TASK TO COMPLETE:
Quote the whole listing exactly. Leave the pictures out of your copy.

▬▬▬

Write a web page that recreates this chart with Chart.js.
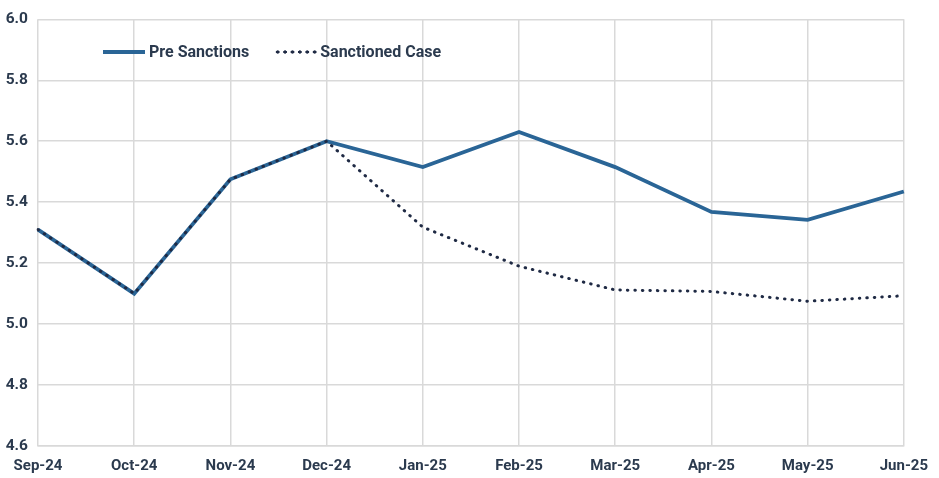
<!DOCTYPE html>
<html>
<head>
<meta charset="utf-8">
<script src="https://cdn.jsdelivr.net/npm/chart.js@4.4.0/dist/chart.umd.min.js"></script>
<style>
  html, body { margin: 0; padding: 0; background: #fff; }
  #wrap { position: relative; width: 939px; height: 478px; }
  #legend { position: absolute; left: 103px; top: 42px; display: flex; align-items: center;
    font: bold 16px Roboto, sans-serif; color: #2b3a4e; }
  .item { display: flex; align-items: center; }
  .item + .item { margin-left: 25px; }
  .solid { width: 42px; height: 4px; background: #2a6596; margin-right: 4px; }
  .dots { width: 44px; height: 4px; margin-right: 2px;
    background-image: radial-gradient(circle, #1f2a44 1.5px, transparent 1.7px);
    background-size: 7.4px 4px; background-repeat: repeat-x; }
</style>
</head>
<body>
<div id="wrap">
  <canvas id="chart" width="939" height="478"></canvas>
  <div id="legend">
    <div class="item"><span class="solid"></span>Pre Sanctions</div>
    <div class="item"><span class="dots"></span>Sanctioned Case</div>
  </div>
</div>
<script>
const months = ['Sep-24', 'Oct-24', 'Nov-24', 'Dec-24', 'Jan-25', 'Feb-25', 'Mar-25', 'Apr-25', 'May-25', 'Jun-25'];
const preSanctions = [5.31, 5.10, 5.475, 5.60, 5.515, 5.63, 5.515, 5.368, 5.342, 5.435];
const sanctionedCase = [5.31, 5.10, 5.475, 5.60, 5.318, 5.19, 5.112, 5.107, 5.075, 5.093];
const yTicks = [4.6, 4.8, 5.0, 5.2, 5.4, 5.6, 5.8, 6.0];

const textColor = '#2b3a4e';
const gridColor = '#d9d9d9';

new Chart(document.getElementById('chart'), {
  type: 'line',
  data: {
    labels: months,
    datasets: [
      {
        label: 'Sanctioned Case',
        data: sanctionedCase,
        borderColor: '#1f2a44',
        borderWidth: 3,
        borderDash: [0.5, 7],
        borderCapStyle: 'round',
        pointRadius: 0,
        tension: 0,
        order: 1
      },
      {
        label: 'Pre Sanctions',
        data: preSanctions,
        borderColor: '#2a6596',
        borderWidth: 3.8,
        pointRadius: 0,
        tension: 0,
        order: 2
      }
    ]
  },
  options: {
    responsive: false,
    animation: false,
    layout: { padding: { top: 16, right: 35, left: 0, bottom: 0 }, autoPadding: false },
    plugins: { legend: { display: false }, tooltip: { enabled: false } },
    scales: {
      x: {
        offset: false,
        grid: { color: gridColor, lineWidth: 1.5, drawTicks: false },
        border: { color: gridColor, width: 1.5 },
        ticks: { color: textColor, font: { family: 'Roboto', size: 15, weight: 'bold' }, padding: 11, maxRotation: 0 },
        afterFit: s => { s.height = 32; }
      },
      y: {
        min: 4.6,
        max: 6.0,
        afterBuildTicks: s => { s.ticks = yTicks.map(v => ({ value: v })); },
        grid: { color: gridColor, lineWidth: 1.5, drawTicks: false },
        border: { display: false },
        ticks: {
          color: textColor,
          font: { family: 'Roboto', size: 15.5, weight: 'bold' },
          padding: 10,
          callback: v => v.toFixed(1)
        },
        afterFit: s => { s.width = 38; }
      }
    }
  }
});
</script>
</body>
</html>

▬▬▬

FULL OUTPUT:
Write a web page that recreates this chart with Chart.js.
<!DOCTYPE html>
<html>
<head>
<meta charset="utf-8">
<script src="https://cdn.jsdelivr.net/npm/chart.js@4.4.0/dist/chart.umd.min.js"></script>
<style>
  html, body { margin: 0; padding: 0; background: #fff; }
  #wrap { position: relative; width: 939px; height: 478px; }
  #legend { position: absolute; left: 103px; top: 42px; display: flex; align-items: center;
    font: bold 16px Roboto, sans-serif; color: #2b3a4e; }
  .item { display: flex; align-items: center; }
  .item + .item { margin-left: 25px; }
  .solid { width: 42px; height: 4px; background: #2a6596; margin-right: 4px; }
  .dots { width: 44px; height: 4px; margin-right: 2px;
    background-image: radial-gradient(circle, #1f2a44 1.5px, transparent 1.7px);
    background-size: 7.4px 4px; background-repeat: repeat-x; }
</style>
</head>
<body>
<div id="wrap">
  <canvas id="chart" width="939" height="478"></canvas>
  <div id="legend">
    <div class="item"><span class="solid"></span>Pre Sanctions</div>
    <div class="item"><span class="dots"></span>Sanctioned Case</div>
  </div>
</div>
<script>
const months = ['Sep-24', 'Oct-24', 'Nov-24', 'Dec-24', 'Jan-25', 'Feb-25', 'Mar-25', 'Apr-25', 'May-25', 'Jun-25'];
const preSanctions = [5.31, 5.10, 5.475, 5.60, 5.515, 5.63, 5.515, 5.368, 5.342, 5.435];
const sanctionedCase = [5.31, 5.10, 5.475, 5.60, 5.318, 5.19, 5.112, 5.107, 5.075, 5.093];
const yTicks = [4.6, 4.8, 5.0, 5.2, 5.4, 5.6, 5.8, 6.0];

const textColor = '#2b3a4e';
const gridColor = '#d9d9d9';

new Chart(document.getElementById('chart'), {
  type: 'line',
  data: {
    labels: months,
    datasets: [
      {
        label: 'Sanctioned Case',
        data: sanctionedCase,
        borderColor: '#1f2a44',
        borderWidth: 3,
        borderDash: [0.5, 7],
        borderCapStyle: 'round',
        pointRadius: 0,
        tension: 0,
        order: 1
      },
      {
        label: 'Pre Sanctions',
        data: preSanctions,
        borderColor: '#2a6596',
        borderWidth: 3.8,
        pointRadius: 0,
        tension: 0,
        order: 2
      }
    ]
  },
  options: {
    responsive: false,
    animation: false,
    layout: { padding: { top: 16, right: 35, left: 0, bottom: 0 }, autoPadding: false },
    plugins: { legend: { display: false }, tooltip: { enabled: false } },
    scales: {
      x: {
        offset: false,
        grid: { color: gridColor, lineWidth: 1.5, drawTicks: false },
        border: { color: gridColor, width: 1.5 },
        ticks: { color: textColor, font: { family: 'Roboto', size: 15, weight: 'bold' }, padding: 11, maxRotation: 0 },
        afterFit: s => { s.height = 32; }
      },
      y: {
        min: 4.6,
        max: 6.0,
        afterBuildTicks: s => { s.ticks = yTicks.map(v => ({ value: v })); },
        grid: { color: gridColor, lineWidth: 1.5, drawTicks: false },
        border: { display: false },
        ticks: {
          color: textColor,
          font: { family: 'Roboto', size: 15.5, weight: 'bold' },
          padding: 10,
          callback: v => v.toFixed(1)
        },
        afterFit: s => { s.width = 38; }
      }
    }
  }
});
</script>
</body>
</html>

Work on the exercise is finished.